Despite that, the Admirals iced some exciting offensive talent this year. I like Fedor Svechkov, Zach L’Heureux, Cole O’Hara, and Aiden Fink, and I still believe Joakim Kemell can make an impact in the NHL. But each of those prospects reinforces how desperate Nashville is for game-breaking talent. No one in the pipeline is a threat to score 100 points in the NHL; none are a threat to chase a scoring title, and none elevate this organization to the upper echelon of the league. Together, these prospects are a decent NFL roster with absolutely no quarterback.
On the back end, while Barry Trotz has repeatedly boasted about the size of the organization, Milwaukee has shown that the next general manager should focus on something else. Mobile, offensive blue liners are taking over the league: Bouchard, Makar, Hutson, Hughes, Schaefer, etc. The modern NHL doesn’t just require three-plus scoring lines; you need dynamic point producers on the blue line, too. If you look at the 2026 NHL Draft class, you see the same thing: Chase Reid, Carson Carels, Keaton Verhoeff, etc. Roman Josi does not have many years left, but the Admirals can develop something positive in Ryan Ufko, Tanner Molendyk, and maybe even Daniel Nieminen.

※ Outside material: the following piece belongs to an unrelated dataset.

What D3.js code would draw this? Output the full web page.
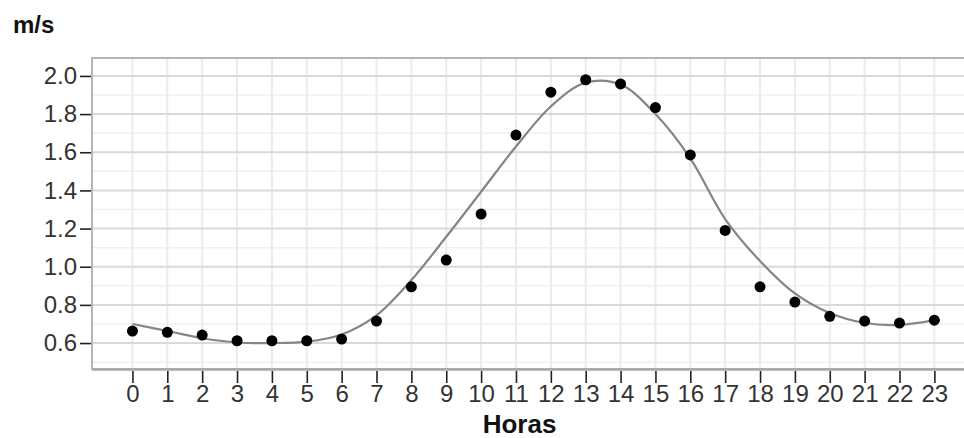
<!DOCTYPE html>
<html>
<head>
<meta charset="utf-8">
<script src="https://cdn.jsdelivr.net/npm/d3@7"></script>
<style>
  body { margin: 0; background: #fff; }
  svg { display: block; font-family: "Liberation Sans", Arial, sans-serif; }
</style>
</head>
<body>
<div id="chart"></div>
<script>
'use strict';

// hourly wind speed (m/s): observed means and smoothed fit
var hours = d3.range(0, 24);
var observed = [0.663, 0.656, 0.642, 0.612, 0.612, 0.612, 0.621, 0.715, 0.895, 1.035,
                1.276, 1.69, 1.915, 1.98, 1.958, 1.834, 1.586, 1.19, 0.895, 0.815,
                0.74, 0.715, 0.705, 0.72];
var smoothed = [0.70, 0.663, 0.625, 0.603, 0.60, 0.607, 0.645, 0.745, 0.93, 1.157,
                1.393, 1.63, 1.84, 1.965, 1.955, 1.80, 1.568, 1.25, 1.03, 0.86,
                0.757, 0.705, 0.695, 0.72];
var yMajor = [0.6, 0.8, 1.0, 1.2, 1.4, 1.6, 1.8, 2.0];
var yMinor = [0.5, 0.7, 0.9, 1.1, 1.3, 1.5, 1.7, 1.9];
var yLabel = 'm/s';
var xLabel = 'Horas';

var chartWidth = 964, chartHeight = 438;
var panel = {left: 92, top: 58, right: 964, bottom: 369};

var svg = d3.select('#chart').append('svg')
    .attr('width', chartWidth)
    .attr('height', chartHeight);

var x = d3.scaleLinear().domain([-1.16, 23.85]).range([panel.left, panel.right]);
var y = d3.scaleLinear().domain([0.464, 2.094]).range([panel.bottom, panel.top]);

// grid
var grid = svg.append('g');
grid.selectAll('.minor')
  .data(yMinor)
  .enter().append('line')
    .attr('x1', panel.left).attr('x2', panel.right)
    .attr('y1', function(d){ return y(d); })
    .attr('y2', function(d){ return y(d); })
    .attr('stroke', '#f0f0f0')
    .attr('stroke-width', 1.5);
grid.selectAll('.vline')
  .data(hours)
  .enter().append('line')
    .attr('x1', function(d){ return x(d); })
    .attr('x2', function(d){ return x(d); })
    .attr('y1', panel.top).attr('y2', panel.bottom)
    .attr('stroke', '#ebebeb')
    .attr('stroke-width', 2);
grid.selectAll('.major')
  .data(yMajor)
  .enter().append('line')
    .attr('x1', panel.left).attr('x2', panel.right)
    .attr('y1', function(d){ return y(d); })
    .attr('y2', function(d){ return y(d); })
    .attr('stroke', '#d9d9d9')
    .attr('stroke-width', 2);

// panel border
svg.append('path')
    .attr('d', 'M' + panel.right + ',' + panel.top + 'H' + panel.left + 'V' + panel.bottom + 'H' + panel.right)
    .attr('fill', 'none')
    .attr('stroke', '#b5b5b5')
    .attr('stroke-width', 2);
svg.append('line')
    .attr('x1', panel.left).attr('x2', panel.right)
    .attr('y1', panel.bottom + 0.5).attr('y2', panel.bottom + 0.5)
    .attr('stroke', '#a8a8a8')
    .attr('stroke-width', 2.5);

// axes
var yAxis = svg.append('g')
    .attr('transform', 'translate(' + (panel.left - 1) + ',0)')
    .call(d3.axisLeft(y).tickValues(yMajor).tickFormat(d3.format('.1f')).tickSize(11).tickPadding(3));
var xAxis = svg.append('g')
    .attr('transform', 'translate(0,' + (panel.bottom + 2) + ')')
    .call(d3.axisBottom(x).tickValues(hours).tickFormat(d3.format('d')).tickSize(12).tickPadding(2));
[yAxis, xAxis].forEach(function(a){
  a.select('.domain').remove();
  a.selectAll('.tick line').attr('stroke', '#222').attr('stroke-width', 1.6);
  a.selectAll('.tick text')
    .attr('fill', '#333')
    .style('font-size', '24px')
    .style('font-family', '"Liberation Sans", Arial, sans-serif');
});

// smoothed line
var line = d3.line()
    .x(function(d, i){ return x(hours[i]); })
    .y(function(d){ return y(d); })
    .curve(d3.curveCatmullRom.alpha(0.5));
svg.append('path')
    .datum(smoothed)
    .attr('d', line)
    .attr('fill', 'none')
    .attr('stroke', '#858585')
    .attr('stroke-width', 2.2);

// observed points
svg.selectAll('.pt')
  .data(observed)
  .enter().append('circle')
    .attr('class', 'pt')
    .attr('cx', function(d, i){ return x(hours[i]); })
    .attr('cy', function(d){ return y(d); })
    .attr('r', 5.5)
    .attr('fill', '#000');

// titles
svg.append('text')
    .attr('x', 13).attr('y', 33)
    .attr('font-size', 24).attr('font-weight', 'bold')
    .attr('fill', '#111')
    .text(yLabel);
svg.append('text')
    .attr('x', 519.5).attr('y', 433)
    .attr('text-anchor', 'middle')
    .attr('font-size', 26).attr('font-weight', 'bold')
    .attr('fill', '#111')
    .text(xLabel);
</script>
</body>
</html>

If the Admirals under- or overperform in the playoffs, it won’t matter much. But the new brass in Nashville must use this opportunity to set a new tone and catalyze this organization out of its just-good-enough attitude and persistent mediocrity. There are enough pieces in place to build a highly competitive organization, but the new brass must be willing to make hard decisions to push both the NHL and AHL teams forward.